» PROBLEM TO SOLVE: Output all the data exactly. Pictures do not belong in the copy.
** START STORED DATA **
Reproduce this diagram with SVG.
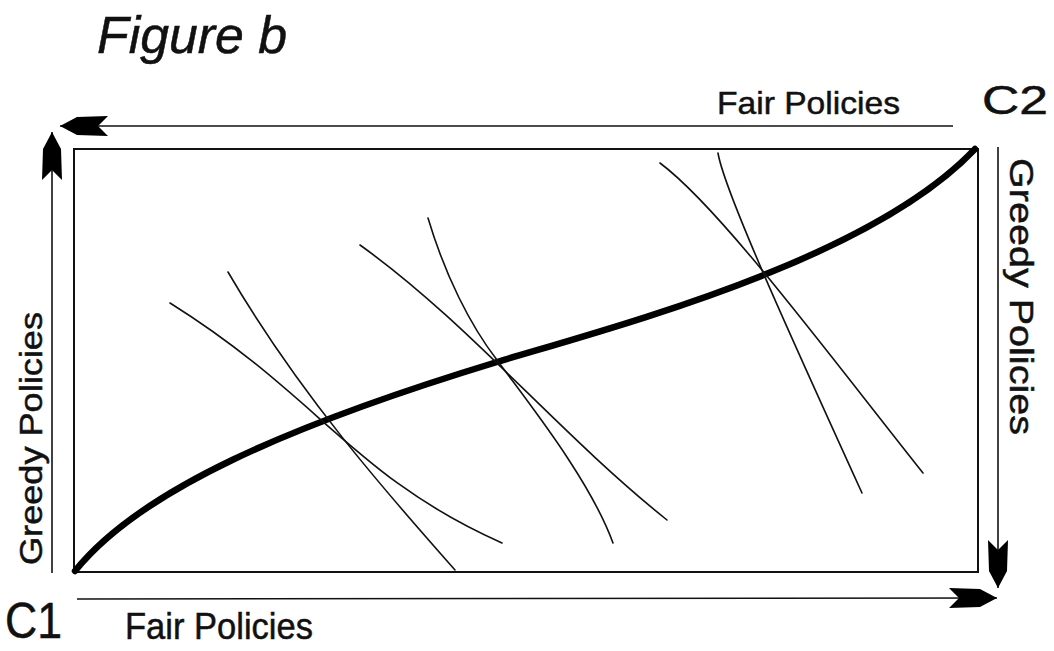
<svg xmlns="http://www.w3.org/2000/svg" width="1054" height="651" viewBox="0 0 1054 651">
<style>
.lbl{font-family:"Liberation Sans",Arial,sans-serif;fill:#111;stroke:#111;stroke-width:0.5;}
.axis{stroke:#111;stroke-width:1.6;fill:none;}
.thin{stroke:#111;stroke-width:1.6;fill:none;stroke-linecap:round;}
.thick{stroke:#000;stroke-width:6.5;fill:none;stroke-linecap:round;}
</style>
<defs>
<marker id="ah" viewBox="-50 -11 52 22" refX="0" refY="0" markerWidth="52" markerHeight="22" markerUnits="userSpaceOnUse" orient="auto">
<path d="M0,0 L-17,-9 L-48,-10 L-38,0 L-48,10 L-17,9 Z" fill="#000"/>
</marker>
</defs>
<rect width="1054" height="651" fill="#fff"/>
<g id="title"><text class="lbl" x="97" y="53" font-size="52" font-style="italic" textLength="190" lengthAdjust="spacingAndGlyphs">Figure b</text></g>
<g id="frame"><rect x="74" y="149" width="904" height="423" fill="none" stroke="#111" stroke-width="2"/></g>
<g id="connectors">
<line class="axis" x1="953" y1="126" x2="60" y2="126" marker-end="url(#ah)"/>
<line class="axis" x1="52" y1="573" x2="52" y2="132" marker-end="url(#ah)"/>
<line class="axis" x1="998" y1="147" x2="998" y2="588" marker-end="url(#ah)"/>
<line class="axis" x1="77" y1="599" x2="997" y2="598" marker-end="url(#ah)"/>
</g>
<g id="curves">
<path class="thick" d="M75,571 C140,490 290,425 497,362 C620,325 870,260 975,149"/>
<path class="thin" d="M170,303 C320,397 352,476 502,543"/>
<path class="thin" d="M228,272 C298,392 385,491 455,570"/>
<path class="thin" d="M360,245 C470,324 557,432 667,520"/>
<path class="thin" d="M428,218 C445,275 470,325 497,360 C530,405 590,480 613,543"/>
<path class="thin" d="M660,163 C720,208 823,347 923,473"/>
<path class="thin" d="M718,153 C724,190 790,335 862,493"/>
</g>
<g id="labels">
<text class="lbl" x="5" y="638" font-size="50" textLength="57" lengthAdjust="spacingAndGlyphs">C1</text>
<text class="lbl" x="982" y="114" font-size="40" textLength="66" lengthAdjust="spacingAndGlyphs">C2</text>
<text class="lbl" x="717" y="114" font-size="32" textLength="183" lengthAdjust="spacingAndGlyphs">Fair Policies</text>
<text class="lbl" x="125" y="639" font-size="37" textLength="188" lengthAdjust="spacingAndGlyphs">Fair Policies</text>
<text class="lbl" transform="translate(42,565) rotate(-90)" font-size="31" textLength="253" lengthAdjust="spacingAndGlyphs">Greedy Policies</text>
<text class="lbl" transform="translate(1010,158) rotate(90)" font-size="33" textLength="277" lengthAdjust="spacingAndGlyphs">Greedy Policies</text>
</g>
</svg>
** END STORED DATA **
» TASK OUTPUT:
Reproduce this diagram with SVG.
<svg xmlns="http://www.w3.org/2000/svg" width="1054" height="651" viewBox="0 0 1054 651">
<style>
.lbl{font-family:"Liberation Sans",Arial,sans-serif;fill:#111;stroke:#111;stroke-width:0.5;}
.axis{stroke:#111;stroke-width:1.6;fill:none;}
.thin{stroke:#111;stroke-width:1.6;fill:none;stroke-linecap:round;}
.thick{stroke:#000;stroke-width:6.5;fill:none;stroke-linecap:round;}
</style>
<defs>
<marker id="ah" viewBox="-50 -11 52 22" refX="0" refY="0" markerWidth="52" markerHeight="22" markerUnits="userSpaceOnUse" orient="auto">
<path d="M0,0 L-17,-9 L-48,-10 L-38,0 L-48,10 L-17,9 Z" fill="#000"/>
</marker>
</defs>
<rect width="1054" height="651" fill="#fff"/>
<g id="title"><text class="lbl" x="97" y="53" font-size="52" font-style="italic" textLength="190" lengthAdjust="spacingAndGlyphs">Figure b</text></g>
<g id="frame"><rect x="74" y="149" width="904" height="423" fill="none" stroke="#111" stroke-width="2"/></g>
<g id="connectors">
<line class="axis" x1="953" y1="126" x2="60" y2="126" marker-end="url(#ah)"/>
<line class="axis" x1="52" y1="573" x2="52" y2="132" marker-end="url(#ah)"/>
<line class="axis" x1="998" y1="147" x2="998" y2="588" marker-end="url(#ah)"/>
<line class="axis" x1="77" y1="599" x2="997" y2="598" marker-end="url(#ah)"/>
</g>
<g id="curves">
<path class="thick" d="M75,571 C140,490 290,425 497,362 C620,325 870,260 975,149"/>
<path class="thin" d="M170,303 C320,397 352,476 502,543"/>
<path class="thin" d="M228,272 C298,392 385,491 455,570"/>
<path class="thin" d="M360,245 C470,324 557,432 667,520"/>
<path class="thin" d="M428,218 C445,275 470,325 497,360 C530,405 590,480 613,543"/>
<path class="thin" d="M660,163 C720,208 823,347 923,473"/>
<path class="thin" d="M718,153 C724,190 790,335 862,493"/>
</g>
<g id="labels">
<text class="lbl" x="5" y="638" font-size="50" textLength="57" lengthAdjust="spacingAndGlyphs">C1</text>
<text class="lbl" x="982" y="114" font-size="40" textLength="66" lengthAdjust="spacingAndGlyphs">C2</text>
<text class="lbl" x="717" y="114" font-size="32" textLength="183" lengthAdjust="spacingAndGlyphs">Fair Policies</text>
<text class="lbl" x="125" y="639" font-size="37" textLength="188" lengthAdjust="spacingAndGlyphs">Fair Policies</text>
<text class="lbl" transform="translate(42,565) rotate(-90)" font-size="31" textLength="253" lengthAdjust="spacingAndGlyphs">Greedy Policies</text>
<text class="lbl" transform="translate(1010,158) rotate(90)" font-size="33" textLength="277" lengthAdjust="spacingAndGlyphs">Greedy Policies</text>
</g>
</svg>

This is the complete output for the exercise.